城塞とガバメント

 ▼…機能美と様式美を極限まで追求した城に興味を持ち、旅先で時間があれば登城することにしている。余りに俗化(観光地化)していてがっかりさせられることもあるが、わずかに土塀を残るだけの多賀城址(宮城県)に佇むと、1千年の時空を超えていにしえ人の息づかいが聞こえくるようだった。

 ▼…血生臭い雰囲気がないのは、軍事施設としてよりも「政庁」としての機能が重視されたためだろうか。正殿の左右に脇殿が配置され、復元図を見ても、宮殿のイメージに近い。
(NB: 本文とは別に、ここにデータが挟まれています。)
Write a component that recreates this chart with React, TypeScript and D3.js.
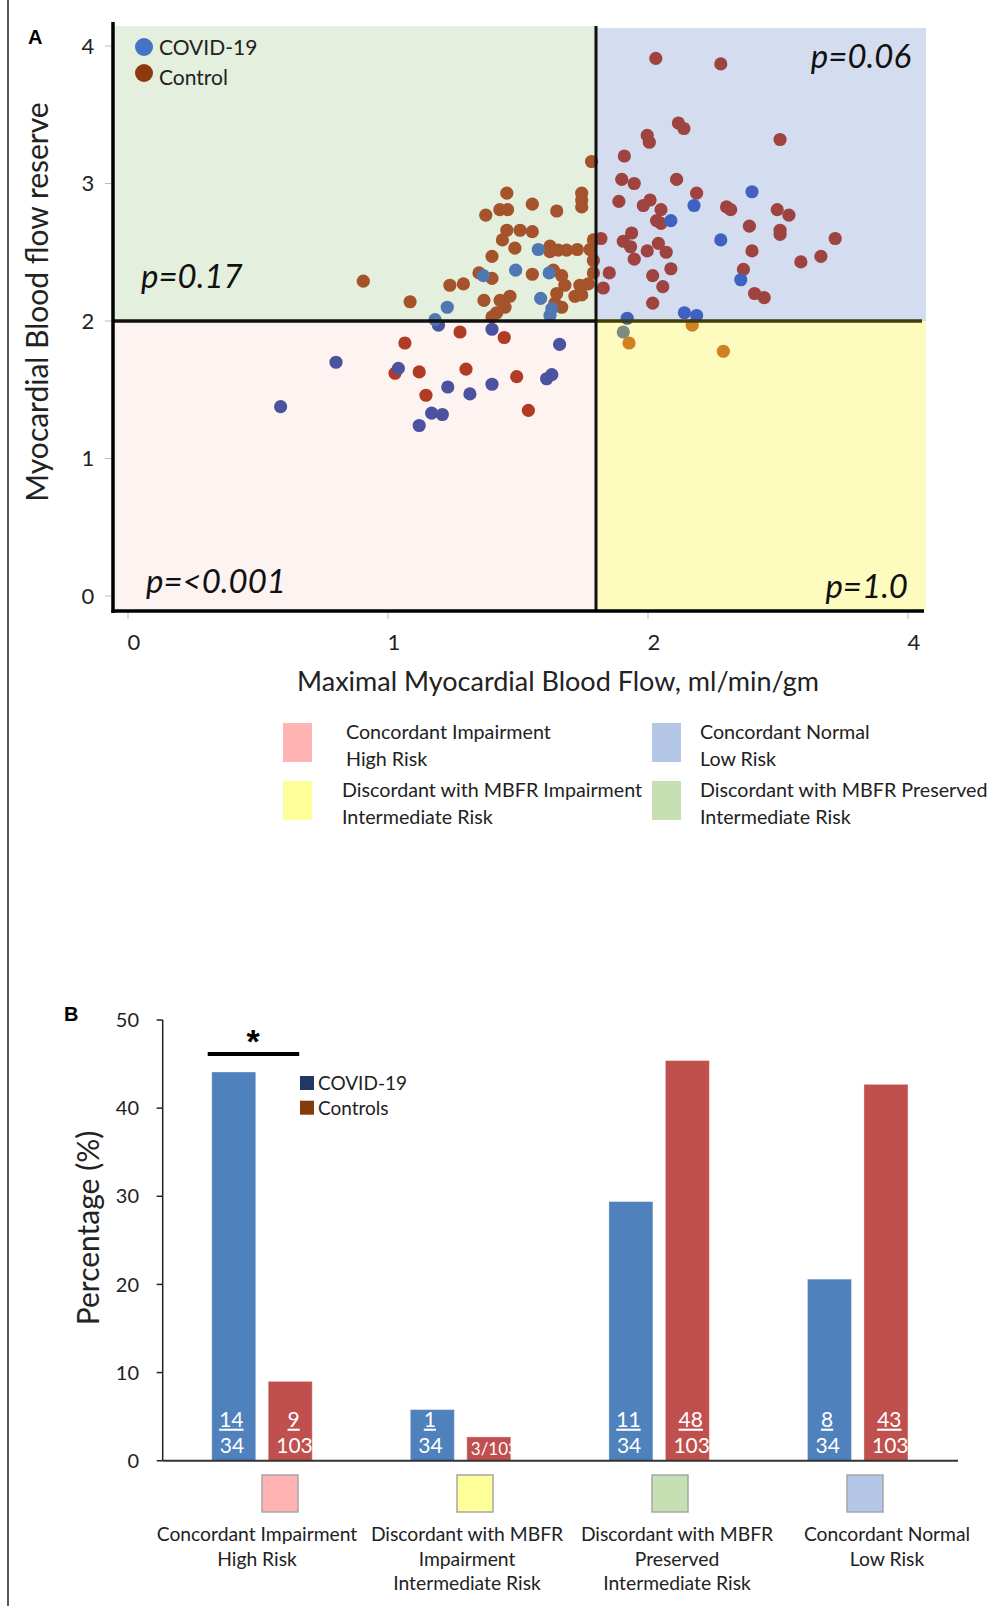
import React from "react";
import * as d3 from "d3";

// ---------- Panel A: maximal MBF (x) vs MBF reserve (y) ----------
const covidPoints: [number, number][] = [
  // concordant impairment
  [0.587, 1.377], [0.8, 1.7], [1.04, 1.656], [1.194, 1.97], [1.4, 1.94], [1.66, 1.83],
  [1.23, 1.52], [1.315, 1.47], [1.4, 1.54], [1.61, 1.58], [1.63, 1.61], [1.168, 1.33],
  [1.209, 1.32], [1.12, 1.24],
  // discordant, MBFR preserved
  [1.181, 2.01], [1.578, 2.52], [1.491, 2.37], [1.62, 2.35], [1.367, 2.33], [1.587, 2.165],
  [1.228, 2.1], [1.63, 2.09], [1.623, 2.04],
  // concordant normal
  [2.4, 2.94], [2.177, 2.84], [2.088, 2.73], [2.28, 2.59], [2.357, 2.3], [2.14, 2.06],
  [2.187, 2.04], [1.92, 2.02],
  // discordant, MBFR impaired
  [1.905, 1.92],
];

const controlPoints: [number, number][] = [
  // discordant, MBFR preserved
  [1.783, 3.16], [1.457, 2.93], [1.745, 2.93], [1.745, 2.88], [1.745, 2.83], [1.555, 2.85],
  [1.43, 2.81], [1.46, 2.81], [1.376, 2.77], [1.649, 2.8], [1.457, 2.66], [1.508, 2.66],
  [1.555, 2.65], [1.44, 2.59], [1.488, 2.53], [1.623, 2.545], [1.623, 2.504], [1.655, 2.516],
  [1.687, 2.516], [1.728, 2.52], [1.777, 2.52], [1.79, 2.59], [1.79, 2.44], [1.79, 2.35],
  [1.4, 2.47], [1.35, 2.35], [1.4, 2.31], [1.555, 2.34], [1.636, 2.37], [1.668, 2.33],
  [1.68, 2.26], [1.738, 2.26], [1.77, 2.27], [1.719, 2.18], [1.745, 2.19], [0.905, 2.29],
  [1.238, 2.26], [1.29, 2.27], [1.085, 2.14], [1.369, 2.15], [1.431, 2.15], [1.469, 2.18],
  [1.45, 2.1], [1.418, 2.06], [1.4, 2.03], [1.649, 2.2], [1.642, 2.13], [1.668, 2.1],
  // concordant normal
  [2.03, 3.91], [2.28, 3.87], [2.117, 3.44], [2.138, 3.4], [1.997, 3.35], [2.005, 3.3],
  [2.508, 3.32], [1.909, 3.2], [1.899, 3.03], [1.947, 3.0], [2.11, 3.03], [2.187, 2.93],
  [1.888, 2.87], [1.982, 2.84], [2.008, 2.88], [2.05, 2.81], [2.033, 2.73], [2.05, 2.71],
  [2.302, 2.83], [2.318, 2.81], [2.497, 2.81], [2.542, 2.77], [2.39, 2.69], [2.508, 2.66],
  [2.508, 2.63], [2.72, 2.6], [1.819, 2.6], [1.937, 2.64], [1.905, 2.58], [1.933, 2.54],
  [1.947, 2.45], [1.997, 2.51], [2.04, 2.565], [2.07, 2.5], [2.4, 2.51], [1.851, 2.35],
  [1.828, 2.24], [2.088, 2.38], [2.018, 2.33], [2.057, 2.25], [2.367, 2.375], [2.588, 2.43],
  [2.665, 2.47], [2.41, 2.2], [2.447, 2.17], [2.018, 2.13],
  // discordant, MBFR impaired
  [1.927, 1.84], [2.17, 1.97], [2.29, 1.78],
  // concordant impairment
  [1.065, 1.84], [1.277, 1.92], [1.447, 1.88], [1.027, 1.62], [1.12, 1.63], [1.3, 1.65],
  [1.495, 1.595], [1.146, 1.46], [1.54, 1.35],
];

const xTicks = [0, 1, 2, 3];
const xTickLabels = ["0", "1", "2", "4"];
const yTicks = [0, 1, 2, 3, 4];
const mbfCut = 1.8;
const mbfrCut = 2;

type Quad = "impair" | "preserved" | "normal" | "discord";
const quadOf = (x: number, y: number): Quad =>
  x < mbfCut ? (y < mbfrCut ? "impair" : "preserved") : y < mbfrCut ? "discord" : "normal";

const quadBg: Record<Quad, string> = {
  impair: "#fdf3f1",
  preserved: "#e4efdd",
  normal: "#d4ddef",
  discord: "#fefbbf",
};
const covidColor: Record<Quad, string> = {
  impair: "#4b52a0",
  preserved: "#5077b2",
  normal: "#3f62c0",
  discord: "#7f8b80",
};
const controlColor: Record<Quad, string> = {
  impair: "#b03c26",
  preserved: "#a4532a",
  normal: "#9f4340",
  discord: "#d08222",
};

const keyItems = [
  { label: ["Concordant Impairment", "High Risk"], color: "#ffb3b3" },
  { label: ["Concordant Normal", "Low Risk"], color: "#b4c7e7" },
  { label: ["Discordant with MBFR Impairment", "Intermediate Risk"], color: "#ffff99" },
  { label: ["Discordant with MBFR Preserved", "Intermediate Risk"], color: "#c6e0b4" },
];

// ---------- Panel B: distribution by category ----------
const categories = ["impair", "discord", "preserved", "normal"];
const categoryLines = [
  ["Concordant Impairment", "High Risk"],
  ["Discordant with MBFR", "Impairment", "Intermediate Risk"],
  ["Discordant with MBFR", "Preserved", "Intermediate Risk"],
  ["Concordant Normal", "Low Risk"],
];
const categorySwatch = ["#ffb3b3", "#ffff99", "#c6e0b4", "#b4c7e7"];
const covidPct = [44.1, 5.8, 29.4, 20.6];
const controlPct = [9.0, 2.7, 45.4, 42.7];
const covidN = [14, 1, 11, 8];
const controlN = [9, 3, 48, 43];
const covidTotal = 34;
const controlTotal = 103;
const bTicks = [0, 10, 20, 30, 40, 50];

const FONT = "Lato, 'Open Sans', sans-serif";

export default function App() {
  // panel A geometry
  const A = { left: 113, right: 924, top: 26, bottom: 611 };
  const x = d3.scaleLinear().domain([0, 3]).range([128, 908]);
  const y = d3.scaleLinear().domain([0, 4]).range([596, 46]);
  const xc = x(mbfCut);
  const yc = y(mbfrCut);

  const quads: { q: Quad; x0: number; x1: number; y0: number; y1: number }[] = [
    { q: "preserved", x0: A.left, x1: xc, y0: A.top, y1: yc },
    { q: "normal", x0: xc, x1: A.right + 2, y0: A.top + 2, y1: yc },
    { q: "impair", x0: A.left, x1: xc, y0: yc, y1: A.bottom },
    { q: "discord", x0: xc, x1: A.right + 2, y0: yc, y1: A.bottom },
  ];

  // panel B geometry
  const yB = d3.scaleLinear().domain([0, 50]).range([1460.7, 1020]);
  const x0 = d3.scaleBand<string>().domain(categories).range([162.7, 957]).padding(0);
  const bw = x0.bandwidth();
  const x1 = d3
    .scaleBand<string>()
    .domain(["covid", "control"])
    .range([bw / 2 - 50.25, bw / 2 + 50.25])
    .paddingInner(0.221);
  const labX = d3.scalePoint<string>().domain(categories).range([257, 887]);
  const swX = d3.scalePoint<string>().domain(categories).range([280, 865]);
  const base = yB(0);

  const bars = categories.flatMap((c, i) => [
    { c, i, key: "covid", v: covidPct[i], n: covidN[i], tot: covidTotal, fill: "#4f81bd" },
    { c, i, key: "control", v: controlPct[i], n: controlN[i], tot: controlTotal, fill: "#c0504d" },
  ]);

  return (
    <svg
      width={990}
      height={1606}
      style={{ position: "absolute", left: 0, top: 0, background: "#fff" }}
      fontFamily={FONT}
    >
      {/* figure frame */}
      <line x1={8} x2={8} y1={0} y2={1606} stroke="#222" strokeWidth={1.5} />

      {/* ================= Panel A ================= */}
      <text x={28} y={44} fontSize={20} fontWeight="bold" fontFamily="'Liberation Sans', Arial, sans-serif">A</text>

      {quads.map((d) => (
        <rect key={d.q} x={d.x0} y={d.y0} width={d.x1 - d.x0} height={d.y1 - d.y0} fill={quadBg[d.q]} />
      ))}

      {/* points */}
      {controlPoints.map((p, i) => (
        <circle key={"c" + i} cx={x(p[0])} cy={y(p[1])} r={6.6} fill={controlColor[quadOf(p[0], p[1])]} />
      ))}
      {covidPoints.map((p, i) => (
        <circle key={"v" + i} cx={x(p[0])} cy={y(p[1])} r={6.6} fill={covidColor[quadOf(p[0], p[1])]} />
      ))}

      {/* dividers */}
      <line x1={A.left} x2={xc} y1={yc} y2={yc} stroke="#111" strokeWidth={3.5} />
      <line x1={xc} x2={A.right - 2} y1={yc} y2={yc} stroke="#3f3c0a" strokeWidth={3.5} />
      <line x1={xc} x2={xc} y1={A.top} y2={A.bottom} stroke="#111" strokeWidth={3} />

      {/* axes */}
      {yTicks.map((t) => (
        <g key={"yt" + t}>
          <line x1={A.left - 8} x2={A.left} y1={y(t)} y2={y(t)} stroke="#bbb" strokeWidth={1} />
          <text x={88} y={y(t)} dy="0.36em" textAnchor="middle" fontSize={22} fill="#222">
            {t}
          </text>
        </g>
      ))}
      {xTicks.map((t, i) => (
        <g key={"xt" + t}>
          <line x1={x(t)} x2={x(t)} y1={A.bottom} y2={A.bottom + 8} stroke="#bbb" strokeWidth={1} />
          <text x={x(t) + 6} y={650} textAnchor="middle" fontSize={22} fill="#222">
            {xTickLabels[i]}
          </text>
        </g>
      ))}
      <line x1={A.left} x2={A.left} y1={A.top - 4} y2={A.bottom + 2} stroke="#000" strokeWidth={3.5} />
      <line x1={A.left - 1.5} x2={A.right} y1={A.bottom} y2={A.bottom} stroke="#000" strokeWidth={3.5} />

      <text
        transform={`translate(48,302) rotate(-90)`}
        textAnchor="middle"
        fontSize={30}
        fill="#222"
      >
        Myocardial Blood flow reserve
      </text>
      <text x={558} y={691} textAnchor="middle" fontSize={27} fill="#222">
        Maximal Myocardial Blood Flow, ml/min/gm
      </text>

      {/* p values */}
      <g fontStyle="italic" fontSize={33} fill="#111">
        <text x={A.left + 28} y={yc - 33}>p=0.17</text>
        <text x={A.right - 13} y={A.top + 42} textAnchor="end">p=0.06</text>
        <text x={A.left + 33} y={A.bottom - 18}>p=&lt;0.001</text>
        <text x={A.right - 16} y={A.bottom - 13} textAnchor="end">p=1.0</text>
      </g>

      {/* series legend */}
      <circle cx={144} cy={47} r={9} fill="#4472c4" />
      <text x={159} y={55} fontSize={21} fill="#222">COVID-19</text>
      <circle cx={144} cy={73} r={9} fill="#8b3a10" />
      <text x={159} y={85} fontSize={21} fill="#222">Control</text>

      {/* quadrant key */}
      {keyItems.map((k, i) => {
        const col = i % 2;
        const row = Math.floor(i / 2);
        const sx = col === 0 ? 283 : 652;
        const sy = row === 0 ? 723 : 781;
        const tx = col === 0 ? (row === 0 ? 346 : 342) : 700;
        return (
          <g key={"k" + i}>
            <rect x={sx} y={sy} width={29} height={39} fill={k.color} />
            {k.label.map((l, j) => (
              <text key={j} x={tx} y={sy + 16 + j * 27} fontSize={19.7} fill="#222">
                {l}
              </text>
            ))}
          </g>
        );
      })}

      {/* ================= Panel B ================= */}
      <text x={64} y={1021} fontSize={20} fontWeight="bold" fontFamily="'Liberation Sans', Arial, sans-serif">B</text>

      {bTicks.map((t) => (
        <g key={"bt" + t}>
          <line x1={156.7} x2={162.7} y1={yB(t)} y2={yB(t)} stroke="#222" strokeWidth={1.5} />
          <text x={139} y={yB(t)} dy="0.36em" textAnchor="end" fontSize={20} fill="#222">
            {t}
          </text>
        </g>
      ))}
      <text transform={`translate(99,1228) rotate(-90)`} textAnchor="middle" fontSize={30} fill="#222">
        Percentage (%)
      </text>

      <defs>
        {bars.map((b) => (
          <clipPath key={"cp" + b.c + b.key} id={"cp-" + b.c + b.key}>
            <rect x={(x0(b.c) as number) + (x1(b.key) as number)} y={yB(b.v)} width={x1.bandwidth()} height={base - yB(b.v)} />
          </clipPath>
        ))}
      </defs>

      {bars.map((b) => {
        const bx = (x0(b.c) as number) + (x1(b.key) as number);
        const w = x1.bandwidth();
        const by = yB(b.v);
        const h = base - by;
        const denom = String(b.tot);
        const cx = bx + 8 + denom.length * 5.8;
        return (
          <g key={b.c + b.key}>
            <rect x={bx} y={by} width={w} height={h} fill={b.fill} stroke="#ffffff" strokeOpacity={0.35} strokeWidth={1} />
            {h > 30 ? (
              <g fill="#fff" fontSize={21}>
                <text x={cx} y={base - 34} textAnchor="middle" textDecoration="underline">
                  {b.n}
                </text>
                <text x={bx + 8} y={base - 8}>{denom}</text>
              </g>
            ) : (
              <text
                x={bx + 4}
                y={base - 6}
                fontSize={17}
                fill="#fff"
                clipPath={`url(#cp-${b.c}${b.key})`}
              >
                {b.n}/{denom}
              </text>
            )}
          </g>
        );
      })}

      <line x1={162.7} x2={162.7} y1={yB(50)} y2={base} stroke="#222" strokeWidth={1.5} />
      <line x1={162.7} x2={958} y1={base} y2={base} stroke="#333" strokeWidth={2} />

      {/* significance bracket */}
      <line x1={(x0("impair") as number) + 45} x2={(x0("impair") as number) + 136.5} y1={1054} y2={1054} stroke="#000" strokeWidth={4} />
      <text
        x={(x0("impair") as number) + 90.5}
        y={1053}
        textAnchor="middle"
        fontSize={34}
        fontWeight="bold"
        fontFamily="'Liberation Sans', Arial, sans-serif"
      >
        *
      </text>

      {/* series legend B */}
      <rect x={300} y={1076} width={14} height={14} fill="#1f3864" />
      <text x={318} y={1090} fontSize={19} fill="#222">COVID-19</text>
      <rect x={300} y={1100.7} width={14} height={14} fill="#843c0c" />
      <text x={318} y={1115} fontSize={19} fill="#222">Controls</text>

      {/* category swatches and labels */}
      {categories.map((c, i) => (
        <g key={"cat" + c}>
          <rect
            x={(swX(c) as number) - 18}
            y={1475}
            width={36}
            height={37}
            fill={categorySwatch[i]}
            stroke="#a6a6a6"
            strokeWidth={1.5}
          />
          {categoryLines[i].map((l, j) => (
            <text key={j} x={labX(c)} y={1541 + j * 24.5} textAnchor="middle" fontSize={19.3} fill="#222">
              {l}
            </text>
          ))}
        </g>
      ))}
    </svg>
  );
}
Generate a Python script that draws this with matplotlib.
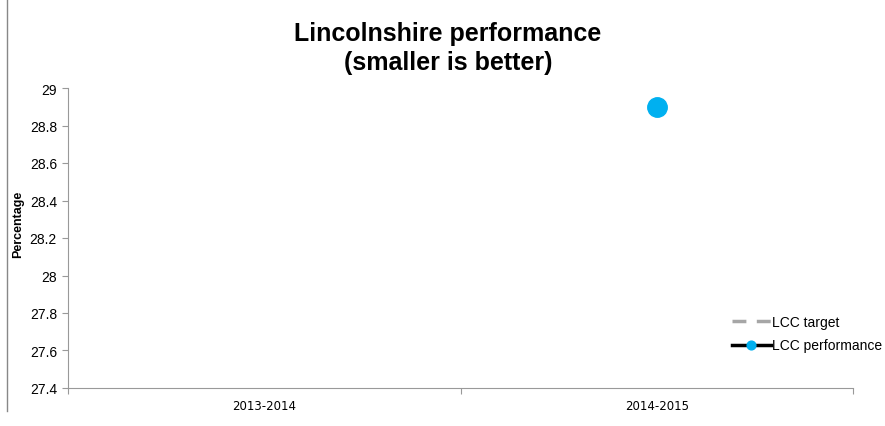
import matplotlib
matplotlib.use('Agg')
import matplotlib.pyplot as plt
import numpy as np

plt.rcParams['font.family'] = ['Liberation Sans', 'DejaVu Sans']

# data
years = ['2013-2014', '2014-2015']
lcc_target = [np.nan, np.nan]
lcc_performance = [np.nan, 28.9]

fig = plt.figure(figsize=(8.85, 4.27), dpi=100)
ax = fig.add_axes([68/885, 38/427, 785/885, 300/427])

x = np.arange(len(years))
ax.plot(x, lcc_target, color='#a6a6a6', linestyle=(0, (4, 3)), linewidth=2.5, label='LCC target')
ax.plot(x, lcc_performance, color='black', linewidth=2.5, marker='o',
        markersize=14, markerfacecolor='#00b0f0', markeredgecolor='#00b0f0',
        label='LCC performance')

ax.set_xlim(-0.5, len(years) - 0.5)
ax.set_ylim(27.4, 29)
ax.set_yticks(np.arange(27.4, 29.01, 0.2))
ax.set_yticklabels(['27.4', '27.6', '27.8', '28', '28.2', '28.4', '28.6', '28.8', '29'], fontsize=10)

# category boundaries carry the ticks, labels sit in between
ax.set_xticks([-0.5, 0.5, 1.5])
ax.set_xticklabels([])
ax.set_xticks(x, minor=True)
ax.set_xticklabels(years, minor=True, fontsize=8.5,
                   family=['Liberation Sans Narrow', 'DejaVu Sans'])
ax.tick_params(axis='x', which='minor', length=0, pad=8)
ax.tick_params(axis='x', which='major', length=4, color='#999999')
ax.tick_params(axis='y', length=4, color='#999999', pad=4)

for s in ['top', 'right']:
    ax.spines[s].set_visible(False)
for s in ['left', 'bottom']:
    ax.spines[s].set_color('#999999')

ax.set_ylabel('Percentage', fontsize=9, fontweight='bold')
ax.yaxis.set_label_coords(-0.056, 0.55)

fig.text(448/885, 1 - 48.5/427, 'Lincolnshire performance\n(smaller is better)',
         ha='center', va='center', fontsize=18, fontweight='bold', linespacing=1.3)

leg = ax.legend(loc='lower right', bbox_to_anchor=(1.053, 0.077), frameon=False, fontsize=10,
                handlelength=2.8, handletextpad=0.1, labelspacing=0.7, markerscale=0.45)

# chart area border fragment on the left
fig.add_artist(plt.Line2D([7/885, 7/885], [1 - 412/427, 1.0], color='#888888', linewidth=1))

plt.savefig('out.png', dpi=100)
print("out.png saved")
周辺に名勝も多く、和歌を好んだ都人のあこがれの地でもあったというから、むしろ文化の香りを感じる。

 ▼…ここから約10km離れた伊達政宗の菩提寺・瑞巌寺の方が、はるかに軍事施設としての機能を持っている。実際、政宗は大伽藍造成と同時に、万が一仙台城を捨てて逃げ込む事態を想定し防御の工夫を凝らした。「前は海、後ろは山」と斉太郎節にあるように、松島の地形を生かして。

 ▼…堅固な仙台城に比して武田信玄の居城・躑躅(つつじ)ヶ崎館(山梨県)は質素な造りで驚く(実際には有事の備えが随所にある)。「人は城、人は石垣」の象徴とされるが、国境での合戦勝利を最重視した信玄の軍事哲学に基づく。裏切りが常の戦国時代にあって、領内の人心掌握に絶対的な自信があったからだろう。